Pervanelerin konumları, aracın en iyi performansını verebilmesi için son derece önemlidir. Bu yüzden uçak ve gemilerdeki pervanelerin konumları farklılık göstermektedir.
Uçaklarda burunda veya kanatlarda bulunan pervaneler, gemilerde ise genelde arka kısımda yer alır. Bunun nedenini daha iyi anlayabilmek için sırasıyla araçların özelliklerini ve içinde bulundukları koşulları değerlenmek gerekir.
Suyu itmek mi, yoksa çekmek mi?
Suyun yoğunluğu havaya göre 800 kat daha fazladır. Bu nedenle suyu çekmek yerine suyu ileriye doğru itmek daha kolaydır.

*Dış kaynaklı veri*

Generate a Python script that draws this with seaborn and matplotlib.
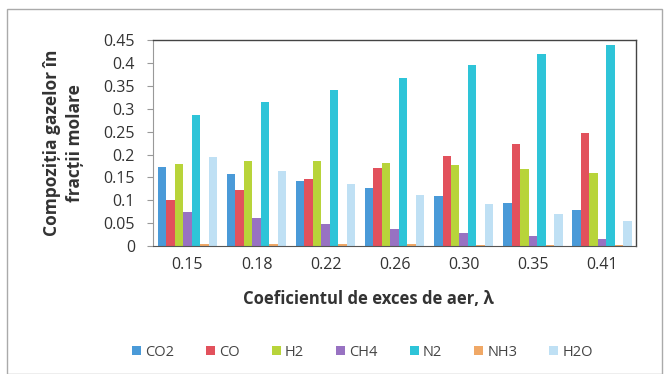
import matplotlib
matplotlib.use("Agg")
import matplotlib.pyplot as plt
from matplotlib.patches import Rectangle
from matplotlib.ticker import FixedLocator, NullFormatter
import seaborn as sns
import pandas as pd

# Air excess coefficient (lambda) values
lambdas = ["0.15", "0.18", "0.22", "0.26", "0.30", "0.35", "0.41"]

# Molar fractions of each gas species
co2 = [0.172, 0.158, 0.142, 0.126, 0.110, 0.094, 0.078]
co = [0.101, 0.122, 0.147, 0.171, 0.197, 0.222, 0.246]
h2 = [0.180, 0.185, 0.185, 0.182, 0.177, 0.169, 0.160]
ch4 = [0.075, 0.062, 0.049, 0.038, 0.029, 0.022, 0.015]
n2 = [0.286, 0.315, 0.340, 0.368, 0.395, 0.419, 0.439]
nh3 = [0.005, 0.005, 0.004, 0.004, 0.003, 0.003, 0.002]
h2o = [0.195, 0.164, 0.136, 0.112, 0.091, 0.071, 0.055]

gases = ["CO2", "CO", "H2", "CH4", "N2", "NH3", "H2O"]
series = [co2, co, h2, ch4, n2, nh3, h2o]
colors = ["#4a9ad8", "#e2515c", "#b8d43a", "#9872c2", "#2ec4d8", "#f0a866", "#bfe0f4"]

df = pd.DataFrame(
    [(lam, g, v) for g, vals in zip(gases, series) for lam, v in zip(lambdas, vals)],
    columns=["lambda", "gas", "value"],
)

sns.set_style("white")
plt.rcParams["font.family"] = ["Open Sans", "DejaVu Sans"]

fig = plt.figure(figsize=(6.65, 3.74), dpi=100)
ax = fig.add_axes([0.230, 0.342, 0.727, 0.551])

sns.barplot(
    data=df, x="lambda", y="value", hue="gas", order=lambdas, hue_order=gases,
    palette=colors, width=0.86, ax=ax, legend=True,
    edgecolor="none", linewidth=0, saturation=1,
)

ax.set_ylim(0, 0.45)
ax.set_xlim(-0.5, 6.5)
ax.set_yticks([0, 0.05, 0.1, 0.15, 0.2, 0.25, 0.3, 0.35, 0.4, 0.45])
ax.set_yticklabels(["0", "0.05", "0.1", "0.15", "0.2", "0.25", "0.3", "0.35", "0.4", "0.45"],
                   fontsize=11.5, color="#333333")
ax.tick_params(axis="x", which="major", length=0, labelsize=11.5, labelcolor="#333333", pad=8)
ax.xaxis.set_minor_locator(FixedLocator([i + 0.5 for i in range(-1, 7)]))
ax.xaxis.set_minor_formatter(NullFormatter())
ax.tick_params(axis="x", which="minor", length=4, color="#999999", direction="out")
ax.tick_params(axis="y", length=4, color="#999999", direction="out", left=True, pad=9)

for side in ["top", "right"]:
    ax.spines[side].set_color("#444444")
    ax.spines[side].set_linewidth(1.0)
ax.spines["left"].set_color("#999999")
ax.spines["bottom"].set_color("#555555")

ax.set_ylabel("Compoziția gazelor în\nfracții molare", fontsize=12.5, fontweight="bold",
              color="#333333", linespacing=1.35)
ax.yaxis.set_label_coords(-0.142, 0.5)
ax.set_xlabel("Coeficientul de exces de aer, λ", fontsize=12, fontweight="bold",
              color="#333333")
ax.xaxis.set_label_coords(0.445, -0.215)

handles, labels = ax.get_legend_handles_labels()
ax.legend(handles, labels, loc="center", bbox_to_anchor=(0.545, 0.058),
          bbox_transform=fig.transFigure, ncol=7, frameon=False, fontsize=10.5,
          handlelength=0.6, handleheight=0.6, handletextpad=0.3, columnspacing=2.2,
          labelcolor="#444444")

fig.patches.append(Rectangle((7 / 665, 0.0), 655 / 665, 1 - 9 / 374,
                             transform=fig.transFigure, fill=False,
                             edgecolor="#aaaaaa", linewidth=1.0))

fig.savefig("out.png", dpi=100, facecolor="white")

Deniz araçlarının ağırlık merkezi oldukça önemlidir.
Deniz araçlarında pervaneler, bir şaft aracılığıyla doğrudan motorlara bağlanır ve motorlar çok ağırdır. Bir teknenin önüne ağır şeyler koymak istemezsiniz, çünkü o zaman dalgaların içine girdiğinizde tekne dalgaların üzerinden yükselmek yerine onların altına girer.
Temel olarak bir teknenin ön tarafının sivri ve şekillendirilmiş olmasının nedeni budur. Dalgaları aşağı ve yanlara yönlendirirken, arka kısım genellikle düzdür.
Pervaneyi dümenin önüne koyarsak ne olur?
Son dönemlerde özellikle yolcu gemilerinin ön veya öne yakın tarafında da pervane bulunmaktadır. Fakat bu pervaneler gemi seyri için değil 360 derece dönebilme kabiliyeti nedeniyle tamamen iskeleye yanaşma da manevraya yardımcı olması içindir.
Çünkü pervaneyi dümenin hemen önüne koyarsanız motor çalışırken dümenle pervane akıntısını yönlendirerek manevra kabiliyeti kazanırsınız.
Pervanenin önde olmasının riskleri yok değil.
Pervaneyi veya dümeni öne koyduğunuzda denizde hiç fark edemeyeceginiz bir şeye çarpıp hasar görebilir ve ana tahrik sistemi zarar göreceğinden tamamen devre dışı kalabilirsiniz.
Denizaltılar için durum biraz farklı. Bir denizaltı için en büyük sorun su altında pervane gürültüsü nedeniyle fark edilmesidir. Bunu önleyecek en önemli unsurlardan biri dizaynı nedeniyle denizaltı pervanesinin arkada bulunmasıdır.
Gelelim uçaklara. Havayı itmek mi, yoksa çekmek mi?
Uçaklarda ise durum tam tersi. Hava yoğunluğunun suya göre daha az olması nedeniyle pervanenin havayı itmesi değil çekmesi gerekir.
Pervanenin konumu, uçakların kontrol kabiliyetini arttırıyor.
Uçak pervaneleri, yapıları gereği arkalarında yüksek bir hava akımı üretirler. Bu havanın doğrudan kanadın ve kontrol yüzeylerinin üzerine yönlendirilmesi ile pilota, özellikle düşük hızlarda uçağı daha fazla kontrol etme kabiliyeti sağlar.
Uçaklar gemiler gibi sadece öne, sağa, sola değil; yukarı ve aşağıya da daha hızlı şekilde hareket etmek zorundadır. Bunun yanında ön tarafta bulunan pervane üzerinden çekilen hava motorun çalışma esnasındaki ısınma sorununa da bir çözüm olacaktır.
Pervaneli uçakların devri yavaş yavaş kapanıyor.
Fakat günümüzde hızla gelişen teknoloji ile uçaklarda türbin teknolojisi; verimli kullanım ve güvenlik gibi nedenlerle pervaneli uçakların yerini almıştır.
Artık önden pervaneli uçaklar galiba bizler için nostalji veya hobi amaçlı oyuncaklar olarak kalacaktır.